It was a busy night in San Francisco on June 24th: Pink Saturday was well underway and the Mission was packed with people. Some were listening to music at the Red Poppy Art House when firetrucks wailed south on Folsom Street, breaking the calm of the balmy evening.

A fire alarm inside 2675 Folsom St., a vacant building across the street, had been tripped.

The fire ladder was cranked up; firefighters from Fire Station # 7 pushed sycamore branches away as they climbed onto to the roof. Below them, squares of plywood, the standard feature of all semi-derelict buildings, were nailed to empty window frames.

Until last year when a fire broke out, the glass had been intact “They blew out,” a tall fireman said.
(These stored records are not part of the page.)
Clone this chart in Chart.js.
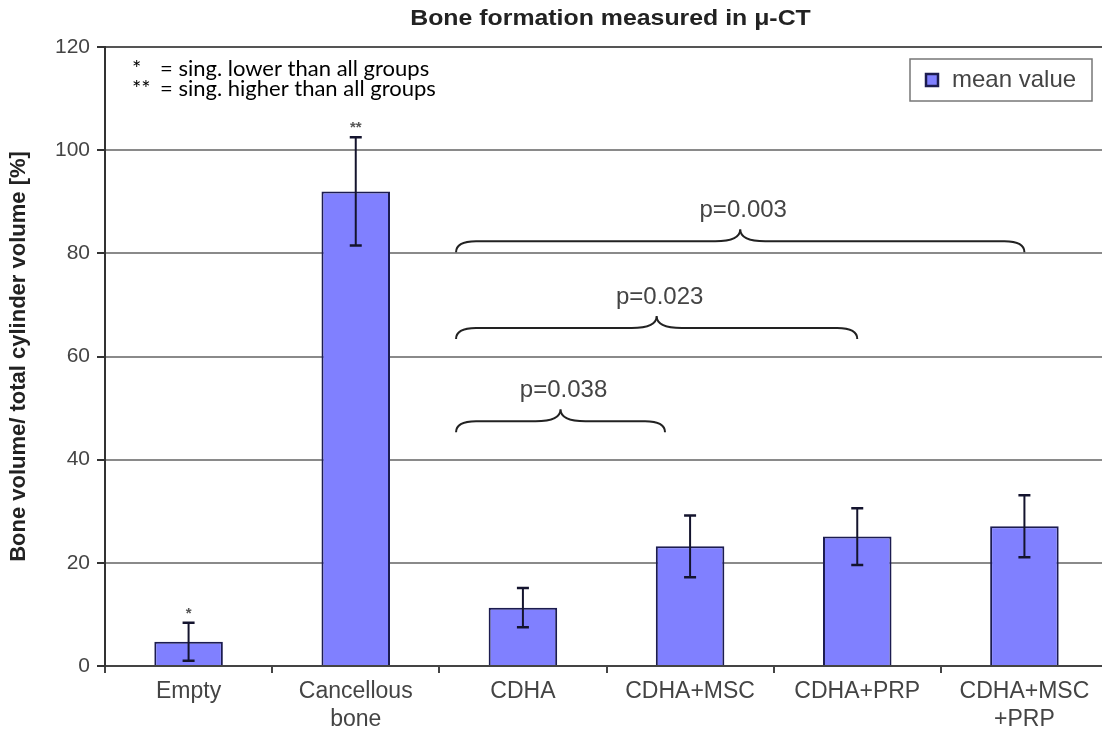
<!DOCTYPE html>
<html>
<head>
<meta charset="utf-8">
<title>Bone formation measured in μ-CT</title>
<script src="https://cdn.jsdelivr.net/npm/chart.js@4.4.1/dist/chart.umd.min.js"></script>
<style>
  html, body { margin: 0; padding: 0; background: #fff; overflow: hidden; }
</style>
</head>
<body>
<canvas id="myChart" width="1108" height="735"></canvas>
<script>
// values
const groups = ['Empty', ['Cancellous', 'bone'], 'CDHA', 'CDHA+MSC', 'CDHA+PRP', ['CDHA+MSC', '+PRP']];
const meanValue = [4.7, 92, 11.3, 23.2, 25.1, 27.1];
const sdValue = [3.7, 10.5, 3.8, 6.0, 5.5, 6.0];
const sigMarks = ['*', '**', '', '', '', ''];
const seriesName = 'mean value';

// p-value braces: start / end as category index, tip level in %
const pTexts = ['p=0.038', 'p=0.023', 'p=0.003'];
const pFrom = [1.6, 1.6, 1.6];
const pTo = [2.85, 4, 5];
const pLevel = [45.3, 63.4, 80.2];

const noteStars = ['*', '**'];
const noteTexts = ['= sing. lower than all groups', '= sing. higher than all groups'];

const chartTitle = 'Bone formation measured in μ-CT';
const yTitle = 'Bone volume/ total cylinder volume [%]';

const barColor = '#8080ff';
const barEdge = '#1c1c50';

// error bars, stars, braces, legend, notes and title
const extras = {
    id: 'extras',
    afterDatasetsDraw(chart) {
        const ctx = chart.ctx;
        const xs = chart.scales.x;
        const ys = chart.scales.y;
        const ca = chart.chartArea;
        ctx.save();

        // error bars
        ctx.strokeStyle = '#14142e';
        for (let i = 0; i < meanValue.length; i++) {
            const x = xs.getPixelForValue(i);
            const yTop = ys.getPixelForValue(meanValue[i] + sdValue[i]);
            const yBot = ys.getPixelForValue(Math.max(0, meanValue[i] - sdValue[i]));
            ctx.lineWidth = 2;
            ctx.beginPath();
            ctx.moveTo(x, yTop); ctx.lineTo(x, yBot);
            ctx.stroke();
            ctx.lineWidth = 2.5;
            ctx.beginPath();
            ctx.moveTo(x - 6, yTop); ctx.lineTo(x + 6, yTop);
            ctx.moveTo(x - 6, yBot); ctx.lineTo(x + 6, yBot);
            ctx.stroke();
            if (sigMarks[i]) {
                ctx.fillStyle = '#555';
                ctx.font = 'bold 15px "Liberation Sans"';
                ctx.textAlign = 'center';
                ctx.textBaseline = 'alphabetic';
                ctx.fillText(sigMarks[i], x, yTop - 5);
            }
        }

        // braces with p values
        ctx.strokeStyle = '#222';
        ctx.lineWidth = 2;
        for (let i = 0; i < pTexts.length; i++) {
            const x0 = xs.getPixelForValue(pFrom[i]);
            const x1 = xs.getPixelForValue(pTo[i]);
            const xm = (x0 + x1) / 2;
            const yT = ys.getPixelForValue(pLevel[i]);
            const yL = yT - 11;
            const yP = yL - 12;
            ctx.beginPath();
            ctx.moveTo(x0, yT);
            ctx.quadraticCurveTo(x0, yL, x0 + 20, yL);
            ctx.lineTo(xm - 25, yL);
            ctx.quadraticCurveTo(xm, yL, xm, yP);
            ctx.quadraticCurveTo(xm, yL, xm + 25, yL);
            ctx.lineTo(x1 - 20, yL);
            ctx.quadraticCurveTo(x1, yL, x1, yT);
            ctx.stroke();
            ctx.fillStyle = '#444';
            ctx.font = '24px "Liberation Sans"';
            ctx.textAlign = 'center';
            ctx.textBaseline = 'middle';
            ctx.fillText(pTexts[i], xm + 3, yP - 19);
        }

        // legend box
        const lx = ca.right - 198, ly = ca.top + 12;
        ctx.fillStyle = '#fff';
        ctx.fillRect(lx, ly, 182, 42);
        ctx.strokeStyle = '#777';
        ctx.lineWidth = 1.5;
        ctx.strokeRect(lx, ly, 182, 42);
        ctx.fillStyle = barColor;
        ctx.fillRect(lx + 16, ly + 15, 12, 12);
        ctx.strokeStyle = barEdge;
        ctx.lineWidth = 2.5;
        ctx.strokeRect(lx + 16, ly + 15, 12, 12);
        ctx.fillStyle = '#444';
        ctx.font = '24px "Liberation Sans"';
        ctx.textAlign = 'left';
        ctx.textBaseline = 'middle';
        ctx.fillText(seriesName, lx + 42, ly + 21);

        // significance notes
        ctx.fillStyle = '#000';
        ctx.font = '22px Lato';
        ctx.textBaseline = 'alphabetic';
        for (let i = 0; i < noteTexts.length; i++) {
            ctx.fillText(noteStars[i], ca.left + 27, ca.top + 29 + i * 20);
            ctx.fillText(noteTexts[i], ca.left + 55, ca.top + 29 + i * 20);
        }

        // title, a little wider than the plain font
        ctx.fillStyle = '#222';
        ctx.font = 'bold 22px "Liberation Sans"';
        ctx.textAlign = 'center';
        ctx.textBaseline = 'middle';
        ctx.translate((ca.left + ca.right) / 2 + 4, 19);
        ctx.scale(1.13, 1);
        ctx.fillText(chartTitle, 0, 0);

        ctx.restore();
    }
};

const data = {
    labels: groups,
    datasets: [{
        label: seriesName,
        data: meanValue,
        backgroundColor: barColor,
        borderColor: barEdge,
        borderWidth: 2,
        barPercentage: 0.41,
        categoryPercentage: 1
    }]
};

const config = {
    type: 'bar',
    data: data,
    options: {
        responsive: false,
        animation: false,
        devicePixelRatio: 1,
        layout: { padding: { top: 47, left: 0, right: 0, bottom: 0 } },
        plugins: {
            legend: { display: false },
            tooltip: { enabled: false },
            title: { display: false }
        },
        scales: {
            x: {
                afterFit(scale) { scale.height = 69; },
                grid: { offset: true, drawOnChartArea: false, tickLength: 7, color: '#444', lineWidth: 2 },
                border: { display: true, color: '#444', width: 2 },
                ticks: {
                    font: { family: '"Liberation Sans"', size: 23 },
                    color: '#444',
                    padding: 5,
                    maxRotation: 0,
                    autoSkip: false
                }
            },
            y: {
                min: 0,
                max: 120,
                afterFit(scale) { scale.width = 105; },
                ticks: {
                    stepSize: 20,
                    font: { family: '"Liberation Sans"', size: 21 },
                    color: '#444',
                    padding: 7
                },
                grid: {
                    color: c => c.tick.value === 0 ? 'rgba(0,0,0,0)' : (c.tick.value === 120 ? '#555' : '#8a8a8a'),
                    tickColor: '#333',
                    lineWidth: 2,
                    tickLength: 8
                },
                border: { display: true, color: '#333', width: 2 },
                title: {
                    display: true,
                    text: yTitle,
                    font: { family: '"Liberation Sans"', size: 22, weight: 'bold' },
                    color: '#222',
                    padding: { top: 6, bottom: 0 }
                }
            }
        }
    },
    plugins: [extras]
};

const mychart = new Chart(document.getElementById('myChart'), config);
</script>
</body>
</html>
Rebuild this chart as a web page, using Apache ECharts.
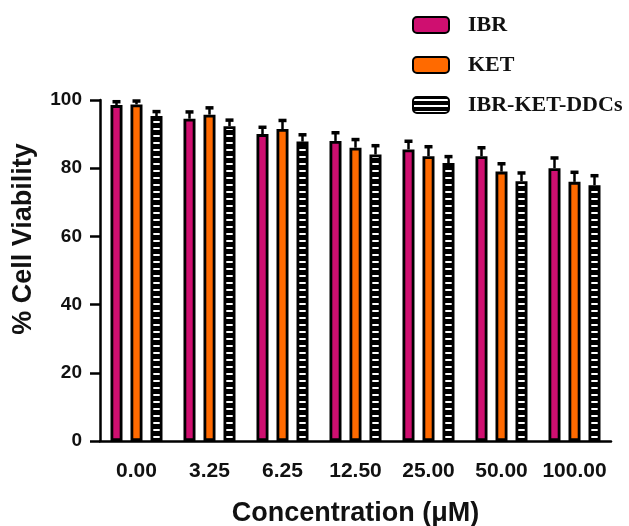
<!DOCTYPE html>
<html>
<head>
<meta charset="utf-8">
<script src="https://cdn.jsdelivr.net/npm/echarts@6/dist/echarts.min.js"></script>
<style>
  html, body { margin: 0; padding: 0; background: #fff; }
  #main { width: 629px; height: 526px; }
</style>
</head>
<body>
<div id="main"></div>
<script>
// data
var categories = ['0.00', '3.25', '6.25', '12.50', '25.00', '50.00', '100.00'];
var seriesNames = ['IBR', 'KET', 'IBR-KET-DDCs'];
var ibr = [98.5, 94.5, 90.0, 88.0, 85.5, 83.5, 80.0];
var ket = [98.7, 95.7, 91.5, 86.0, 83.5, 79.0, 76.0];
var ddcs = [95.3, 92.3, 87.8, 84.0, 81.5, 76.2, 75.0];
var ibrErr = [1.0, 2.0, 2.0, 2.4, 2.4, 2.5, 3.0];
var ketErr = [1.0, 2.0, 2.5, 2.4, 2.8, 2.3, 2.8];
var ddcsErr = [1.3, 1.8, 2.0, 2.6, 1.9, 2.4, 2.8];
var yTicks = [0, 20, 40, 60, 80, 100];

var font = '"Liberation Sans", Arial, sans-serif';
var BAR_W = 12, BAR_GAP = '66.67%';

// striped fill: black with short white dashes (pattern width = one category)
function stripePattern() {
  var c = document.createElement('canvas');
  c.width = 73; c.height = 7;
  var g = c.getContext('2d');
  g.fillStyle = '#000'; g.fillRect(0, 0, 73, 7);
  g.fillStyle = '#fff'; g.fillRect(6.5, 2, 8, 2);
  return c;
}
function legendStripe() {
  var c = document.createElement('canvas');
  c.width = 8; c.height = 6;
  var g = c.getContext('2d');
  g.fillStyle = '#000'; g.fillRect(0, 0, 8, 6);
  g.fillStyle = '#fff'; g.fillRect(0, 2, 8, 2);
  return c;
}

var values = [ibr, ket, ddcs];
var errs = [ibrErr, ketErr, ddcsErr];
var errData = [];
values.forEach(function (arr, s) {
  arr.forEach(function (v, i) { errData.push([i, v, errs[s][i], s]); });
});

var chart = echarts.init(document.getElementById('main'));
chart.setOption({
  animation: false,
  grid: { left: 100, right: 18, top: 100, bottom: 85, containLabel: false, outerBoundsMode: 'none' },
  legend: {
    orient: 'vertical', left: 407, top: 9,
    itemWidth: 36, itemHeight: 16, itemGap: 18,
    icon: 'roundRect',
    textStyle: { fontFamily: '"Liberation Serif", "Times New Roman", serif', fontWeight: 'bold', fontSize: 22, color: '#111', padding: [0, 0, 0, 14] },
    data: [
      { name: 'IBR' },
      { name: 'KET' },
      { name: 'IBR-KET-DDCs', itemStyle: { color: { image: legendStripe(), repeat: 'repeat' } } }
    ]
  },
  xAxis: {
    type: 'category', data: categories,
    name: 'Concentration (\u03bcM)', nameLocation: 'middle', nameGap: 59,
    nameTextStyle: { fontFamily: font, fontWeight: 'bold', fontSize: 27, color: '#111' },
    axisLine: { lineStyle: { color: '#000', width: 2.5 } },
    axisTick: { alignWithLabel: true, length: 9, lineStyle: { color: '#000', width: 2.5 } },
    axisLabel: { interval: 0, hideOverlap: false, margin: 20, fontFamily: font, fontWeight: 'bold', fontSize: 21, color: '#111' }
  },
  yAxis: {
    type: 'value', min: yTicks[0], max: yTicks[yTicks.length - 1], interval: 20,
    splitLine: { show: false },
    axisLine: { show: true, lineStyle: { color: '#000', width: 2.5 } },
    axisTick: { show: true, length: 10, lineStyle: { color: '#000', width: 2.5 } },
    axisLabel: { margin: 18, fontFamily: font, fontWeight: 'bold', fontSize: 19, color: '#111' }
  },
  graphic: [{
    type: 'text', x: 24, y: 239, rotation: Math.PI / 2,
    style: { text: '% Cell Viability', font: 'bold 27px ' + font, fill: '#111', align: 'center', verticalAlign: 'middle' }
  }],
  series: [
    { name: 'IBR', type: 'bar', data: ibr, barWidth: BAR_W, barGap: BAR_GAP,
      itemStyle: { color: '#cf0f70', borderColor: '#000', borderWidth: 2.8 } },
    { name: 'KET', type: 'bar', data: ket, barWidth: BAR_W, barGap: BAR_GAP,
      itemStyle: { color: '#ff6a00', borderColor: '#000', borderWidth: 2.8 } },
    { name: 'IBR-KET-DDCs', type: 'bar', data: ddcs, barWidth: BAR_W, barGap: BAR_GAP,
      itemStyle: { color: { image: stripePattern(), repeat: 'repeat' }, borderColor: '#000', borderWidth: 2.8 } },
    {
      type: 'custom', data: errData, z: 5, silent: true,
      encode: { x: 0, y: 1 },
      renderItem: function (params, api) {
        var cat = api.value(0), s = api.value(3);
        var layout = api.barLayout({ count: 3, barWidth: BAR_W, barGap: BAR_GAP });
        var base = api.coord([cat, api.value(1)]);
        var top = api.coord([cat, api.value(1) + api.value(2)]);
        var x = base[0] + layout[s].offsetCenter;
        return {
          type: 'group',
          children: [
            { type: 'line', shape: { x1: x, y1: base[1], x2: x, y2: top[1] }, style: { stroke: '#000', lineWidth: 2.5 } },
            { type: 'line', shape: { x1: x - 4, y1: top[1], x2: x + 4, y2: top[1] }, style: { stroke: '#000', lineWidth: 3.5 } }
          ]
        };
      }
    }
  ]
});
</script>
</body>
</html>
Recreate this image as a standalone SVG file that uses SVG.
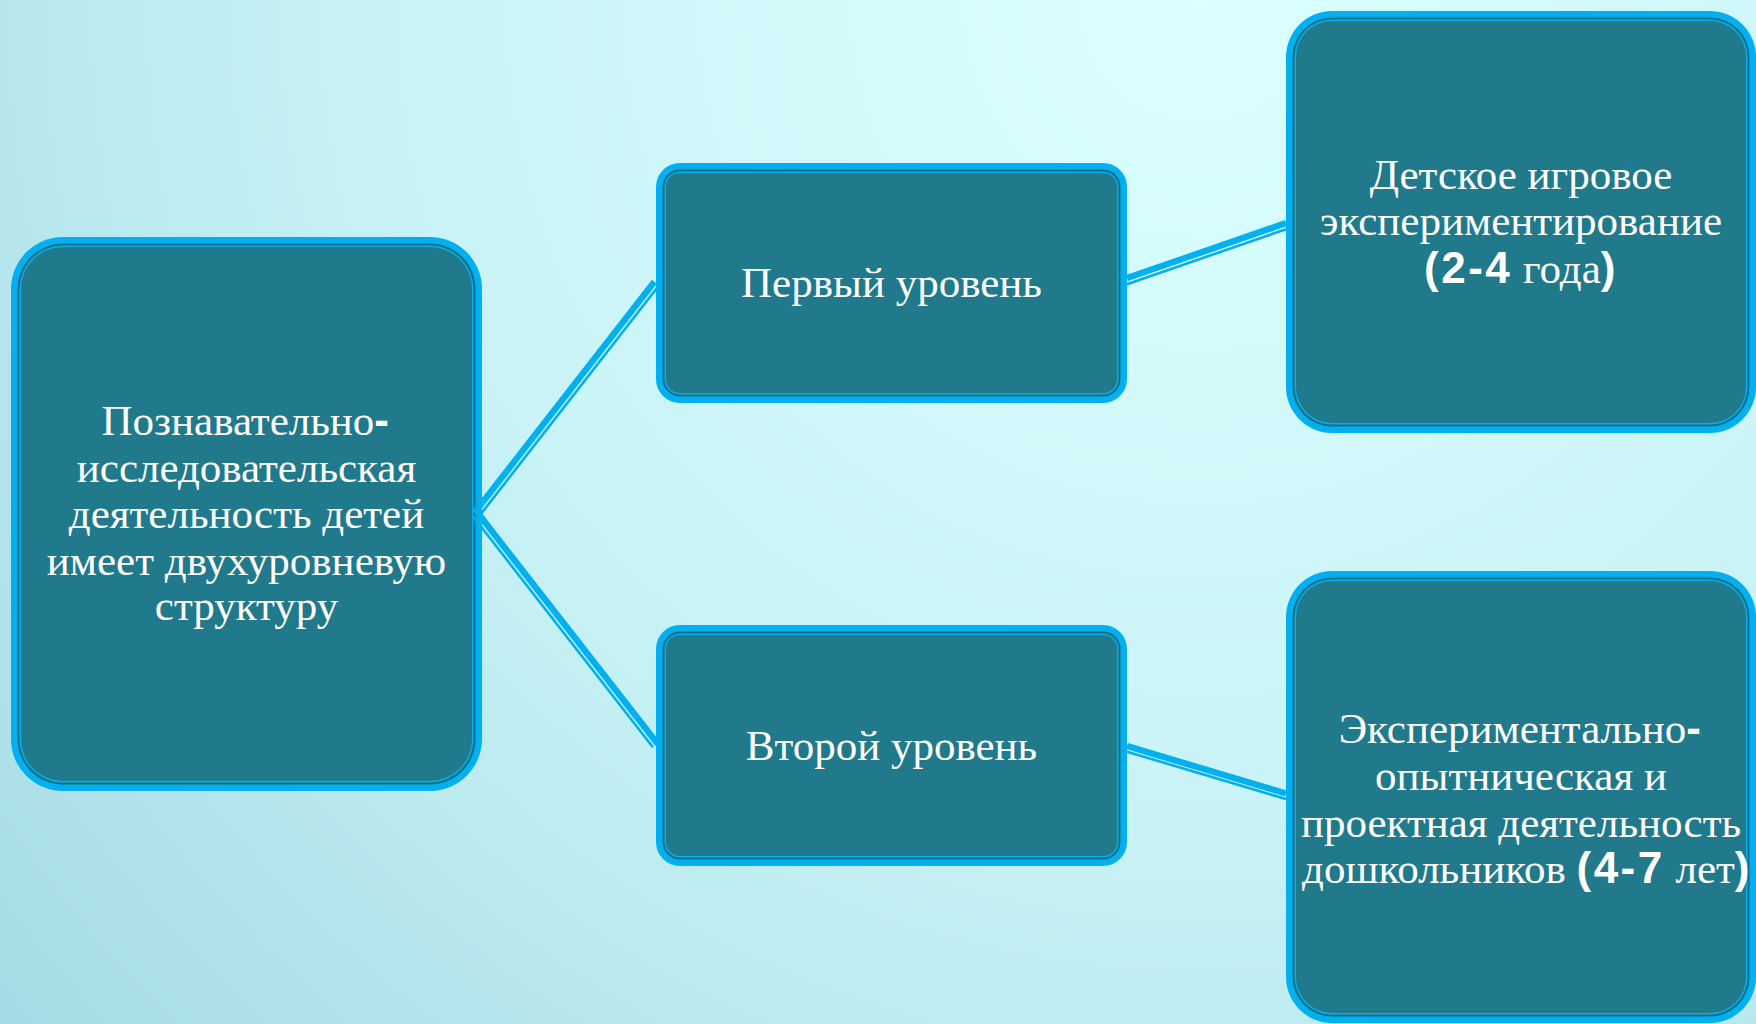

According to him, an unattended propane cooking stove in use by a homeless encampment that had moved inside, lit the interior on fire.

He wasn’t surprised to be checking on the building again. It’s been empty for at least three years, and in a transition from the restaurant auction house it once housed to a 117-unit apartment building. “The back is totally unsecure,” he said briskly. “People get in and out of his building all the time.”

A neighbor, who lives two doors down, agreed. “I’ve seen a guy with dark hair and a bicycle enter the building at least on three occasions,” she wrote in an email. “He enters from the door that is close to the condo. He then walks upstairs from there.”

When asked if there had been a fire on Saturday night, the fireman shook his head. “Not tonight!” he said. But another is likely to happen. “We expect it,” he said.

The fireman said that before the previous owners moved out, they contacted the fire department and walked them through the building. “We have a plan for how we’re going to get inside in the case of a fire,” the fireman said. But that doesn’t let the new owners, Axis Development Group,  off the hook.

Another firefighter at the scene weighed in. “This place is a shooting gallery,” he said. “They need to secure this building.”

The Department of Building Inspections has 126 residential and commercial properties buildings listed as empty for the first quarter of this year. Most are in varying states of condition and use and many are registered, meaning they’re still problematic, but the owners have taken steps to secure entrances and prevent encampments from moving in.

Only four empty properties are listed in the Mission District. It’s likely the four got there because of complaints. “Neighbors call us,” said Mary Tse, a fire inspector with the fire prevention bureau of the San Francisco Fire Department. What happens then? “We can tell the owner to secure it, and if it’s empty, to keep it secure” said Tse. “We can order people to stop living in certain parts of the house. We can order it to be vacated. But that’s usually something that happens after the place burns down.”

Figuring out what will turn a small fire into a big one. Photo by Elizabeth Creely

Four empty buildings in the Mission District is low compared to the east side of the city where at least 19 are listed, but the low number of empty properties is small comfort. One building fully engulfed by fire can do a lot of damage. “These old buildings—they’re all built from thousand year old redwood trees,” Tse said.

She was looking at 3067 23rd St., one of the four listed, on Google maps. “That looks like an abandoned building to me. It’s too bad. It’s actually really nice.”

The next morning Station #7 was back in the neighborhood: firetrucks were stationed in front of 3067 23rd Street. This was not a coincidence. “This property was brought up to us by Mission Local,” Jack Cremins, Fire Battalion Chief told me.

Cremins thought that the Gaehwiler’s properties were an excellent place to kill two birds with one stone. “We want to be familiar with the neighborhood—the different buildings. We’re taking advantage of the opportunity in the vacant building here to practice. This is a good building for us to use.”

Fireman swarmed up two ladders positioned against both buildings, walking confidently on the aged roof, despite their probationary status. “We have firefighters that have never been on a roof at all,” Cremins remarked.

Vacant building are also mysteries, the scary kind: one of the biggest hazards of an empty, inflamed building is the lack of knowledge about what the fire feeding on. “It could be anything,” Cremins told me.

The men of Station #7 were doing their best to find what would feed a fire. One of them examined the cracks in the wood of the garage door of 3067 23rd. St. with a quizzical expression. “There’s a lot of stuff in there, but I can’t see what it is,” he said. When informed that it was old blacksmith equipment, his face lit up. “That’s cool! But kind of sad, too.”

When he was told that the building next door had an old woodworking studio with lots of sawdust in it, he looked stricken. “Sawdust?” he asked incredulously. “Good to know.”

Vacant buildings burn because they can. The first alert that something’s on fire often comes from a vigilant human on, in or near the premises. If no one’s around, fires can burn for a while before it becomes obvious that disaster has struck.

Disaster tends to announce itself: first as an empty building, then as dilapidation sets in and lastly as a fiery inferno. Fires seem sudden, but they are often years in the making. “We need to be prepared for when we have a fire inside these buildings, ” Cremins said, squinting up at the looming exterior of the building.

There was no fire inside the Gaehwiler property. But prevention depends on a not-if-but-when scenario: before the fire comes, Cremins told me. Acting as if the worst will happen is, perhaps, the best way to ensure that nothing does.